Open-hand strikes include various techniques used in the martial arts to attack or defend without curling the hand into a fist. The most famous of these techniques is probably the so-called "karate chop", which is also described as a knife-hand strike (shuto uchi) although there are many other techniques.
Some of these are:
- techniques that use the edge of the hand closest to the little finger or use the opposite edge of the hand: A knife-hand strike may be delivered along an arc somewhere midway between vertical and horizontal, usually with the aim of numbing an attacker's forearm.
- techniques that use the other edge of the hand (ridge hand strike) are more difficult to execute since care has to be taken to position the thumb so that it will not be injured. Performing this move in a way that is powerful will generally involve striking with the palm facing down. And so doing will mean that, e.g., the person using this strike will attack the left side of his opponent's body with the right knife hand, or vice versa.
- spear-hand attacks are performed by keeping the extended fingers tightly compressed together and thrusting directly into some target of relatively small diameter, such as the throat. In many types of karate it is referred to as a "nukite".

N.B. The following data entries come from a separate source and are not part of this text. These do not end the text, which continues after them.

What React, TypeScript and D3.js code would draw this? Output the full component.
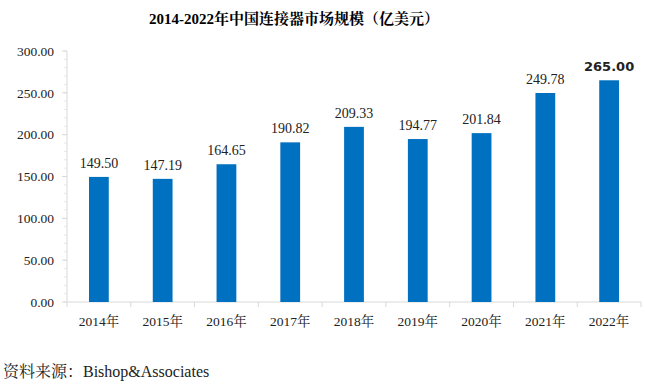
import React from 'react';
import * as d3 from 'd3';

const years = ['2014年', '2015年', '2016年', '2017年', '2018年', '2019年', '2020年', '2021年', '2022年'];
const values = [149.5, 147.19, 164.65, 190.82, 209.33, 194.77, 201.84, 249.78, 265.0];
const yTicks = [0, 50, 100, 150, 200, 250, 300];

const W = 645, H = 389;
const margin = { top: 51, right: 4, bottom: 87, left: 67 };
const serif = '"Liberation Serif", "Times New Roman", "Noto Serif CJK SC", "Noto Sans CJK SC", serif';

export default function App() {
  const width = W - margin.left - margin.right;
  const height = H - margin.top - margin.bottom;

  const x = d3.scaleBand().domain(years).range([0, width]).paddingInner(0.69).paddingOuter(0.345);
  const y = d3.scaleLinear().domain([0, 300]).range([height, 0]);
  const minor = d3.range(0, 301, 10);
  const step = width / years.length;

  return (
    <svg width={W} height={H} style={{ position: 'absolute', left: 0, top: 0, background: '#fff' }}>
      <text x={294} y={24} textAnchor="middle" fontFamily={serif} fontWeight="bold" fontSize={15} fill="#000">
        2014-2022年中国连接器市场规模（亿美元）
      </text>
      <g transform={`translate(${margin.left},${margin.top})`}>
        {/* y axis */}
        <line x1={0} x2={0} y1={0} y2={height} stroke="#d9d9d9" />
        {minor.map(t => (
          <line key={'m' + t} x1={-3} x2={0} y1={y(t)} y2={y(t)} stroke="#e6e6e6" />
        ))}
        {yTicks.map(t => (
          <g key={t} transform={`translate(0,${y(t)})`}>
            <line x1={-5} x2={0} stroke="#d9d9d9" />
            <text x={-13} dy="0.35em" textAnchor="end" fontFamily={serif} fontSize={13.5} fill="#222">
              {t.toFixed(2)}
            </text>
          </g>
        ))}
        {/* x axis */}
        <line x1={0} x2={width} y1={height} y2={height} stroke="#d9d9d9" />
        {d3.range(0, years.length + 1).map(i => (
          <line key={'xt' + i} x1={i * step} x2={i * step} y1={height} y2={height + 5} stroke="#d9d9d9" />
        ))}
        {years.map(c => (
          <text key={c} x={(x(c) ?? 0) + x.bandwidth() / 2} y={height + 24} textAnchor="middle" fontFamily={serif} fontSize={13.5} fill="#222">
            {c}
          </text>
        ))}
        {/* bars */}
        {years.map((c, i) => (
          <rect key={'b' + c} x={x(c)} y={y(values[i])} width={x.bandwidth()} height={height - y(values[i])} fill="#0070c0" />
        ))}
        {years.map((c, i) => (
          <text
            key={'v' + c}
            x={(x(c) ?? 0) + x.bandwidth() / 2}
            y={y(values[i]) - 9}
            textAnchor="middle"
            fontFamily={i === years.length - 1 ? '"DejaVu Sans", sans-serif' : serif}
            fontWeight={i === years.length - 1 ? 'bold' : 'normal'}
            fontSize={i === years.length - 1 ? 13 : 14}
            fill="#222"
          >
            {values[i].toFixed(2)}
          </text>
        ))}
      </g>
      <text x={3} y={377} fontFamily={serif} fontSize={16} fill="#222">资料来源：Bishop&amp;Associates</text>
    </svg>
  );
}
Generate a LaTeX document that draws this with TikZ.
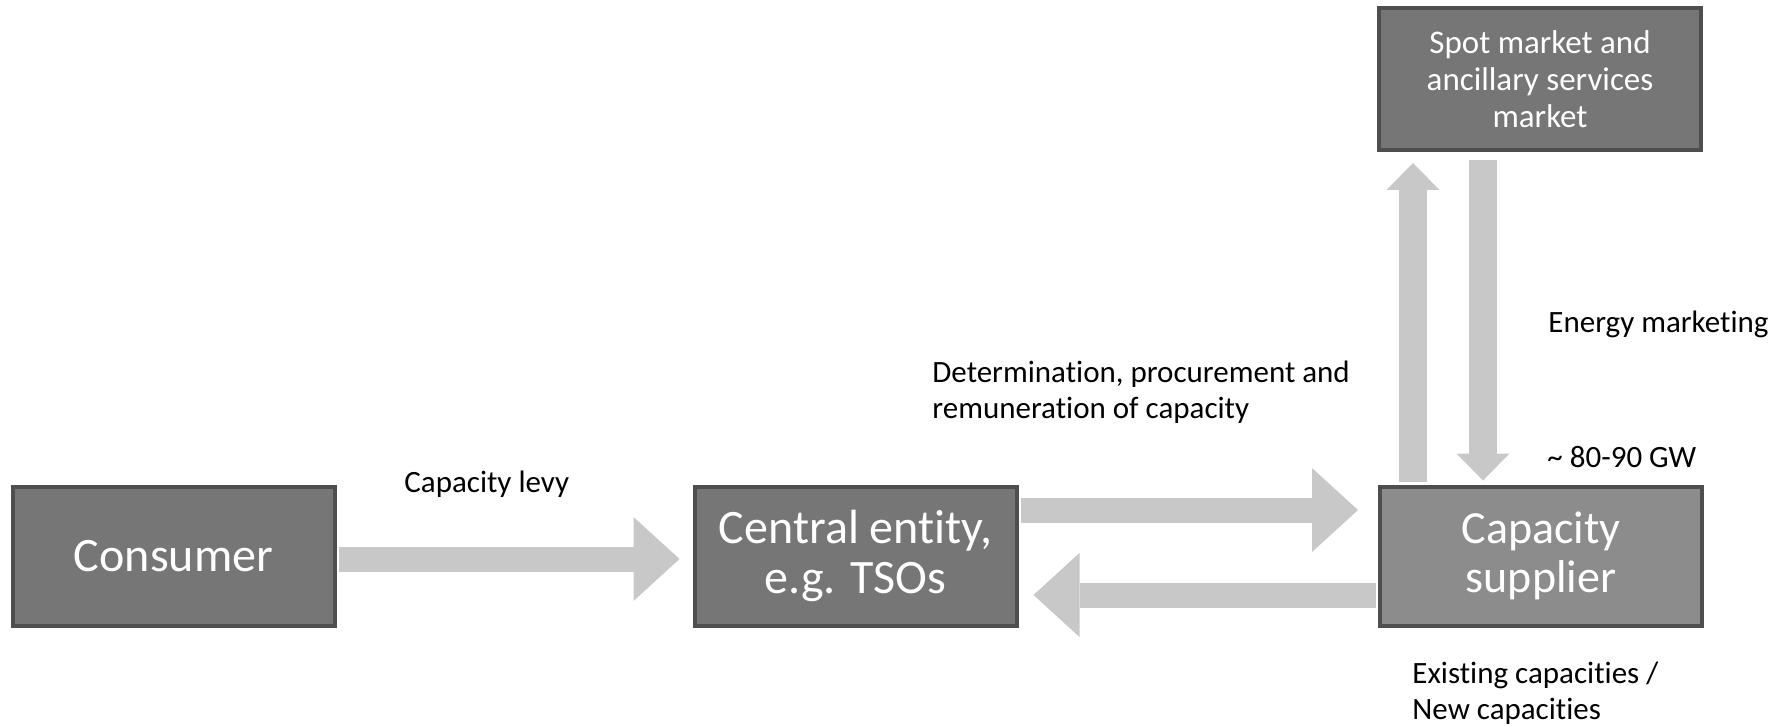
\documentclass[tikz,border=0pt]{standalone}
\usepackage{fontspec}
\setmainfont{Carlito}[Ligatures=NoCommon]
\usetikzlibrary{arrows.meta}
\definecolor{boxgray}{HTML}{767676}
\definecolor{boxlight}{HTML}{8C8C8C}
\definecolor{boxedge}{HTML}{4E4E4E}
\definecolor{arrowgray}{HTML}{C8C8C8}
\begin{document}
\begin{tikzpicture}[x=0.5pt,y=-0.5pt,
  entity/.style={draw=boxedge, line width=2pt, fill=boxgray, text=white,
    align=center, font=\fontsize{24}{25}\selectfont,
    minimum width=161pt, minimum height=69.5pt, inner sep=0pt},
  note/.style={anchor=base west, align=left, inner sep=0pt,
    font=\fontsize{15.5}{18}\selectfont},
  harrow/.style={draw=arrowgray, line width=12.5pt,
    -{Triangle[length=23pt,width=42pt,line width=0pt]}},
  varrow/.style={draw=arrowgray, line width=14pt,
    -{Triangle[length=13.5pt,width=26.5pt,line width=0pt]}}]
\useasboundingbox (0,0) rectangle (1781,727);

% boxes
\node[entity] (consumer) at (173.5,556) {Consumer};
\node[entity] (central) at (855.5,556) {Central entity,\\e.g. TSOs};
\node[entity, fill=boxlight, font=\fontsize{23}{24.5}\selectfont]
  (supplier) at (1541,556) {Capacity\\supplier};
\node[entity, font=\fontsize{16.5}{18.5}\selectfont, minimum height=71pt]
  (spot) at (1540,79) {Spot market and\\ancillary services\\market};

% block arrows
\draw[harrow, shorten <=1pt, shorten >=6.5pt]
  ([yshift=-1.5pt]consumer.east) -- ([yshift=-1.5pt]central.west);
\draw[harrow, shorten <=1pt, shorten >=10pt]
  ([yshift=23pt]central.east) -- ([yshift=23pt]supplier.west);
\draw[harrow, shorten <=1pt, shorten >=7.5pt]
  ([yshift=-19.5pt]supplier.west) -- ([yshift=-19.5pt]central.east);
\draw[varrow, shorten <=1.5pt, shorten >=5.5pt]
  ([xshift=-64pt]supplier.north) -- ([xshift=-63.5pt]spot.south);
\draw[varrow, shorten <=4pt, shorten >=2pt]
  ([xshift=-28.5pt]spot.south) -- ([xshift=-29pt]supplier.north);

% labels (multi-line ones are placed by their last baseline)
\node[note] (levy) at (404,492) {Capacity levy};
\node[note] (determ) at (932,418) {Determination, procurement and\\remuneration of capacity};
\node[note] (energy) at (1548,332) {Energy marketing};
\node[note] (gw) at (1547,467) {\textasciitilde{} 80-90 GW};
\node[note] (exist) at (1412,719) {Existing capacities /\\New capacities};
\end{tikzpicture}
\end{document}
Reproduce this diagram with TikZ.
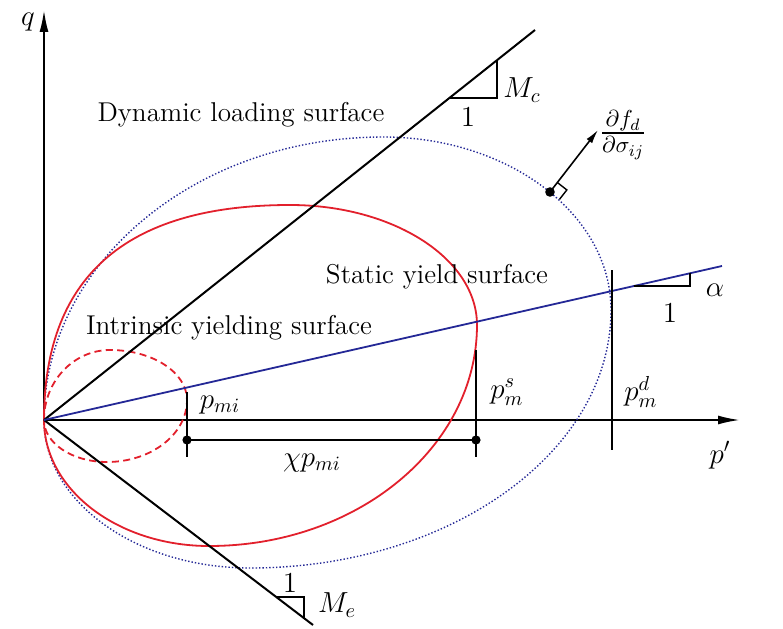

- the back of the hand (back hand strike - haishu uchi), with the fingers loosely curled, can be used in an upward-arcing strike to the groin.
- the cupped hands can be used in unison to attack the ears, potentially damaging the opponent's eardrums. This is one application of the palm strike.
- In a palm strike, the heel of the hand can be used to strike a target without fear of damaging the knuckles. This is referred to in Okinawan styles as a Teisho or Shotei strike.
One of the greatest advantages of an open-hand strike is the ability to quickly grab the opponent to perform a follow-up, such as a throw or a pull into another strike. The extra control this affords as compared to a punch is worth the larger risk of damage to the hand or fingers.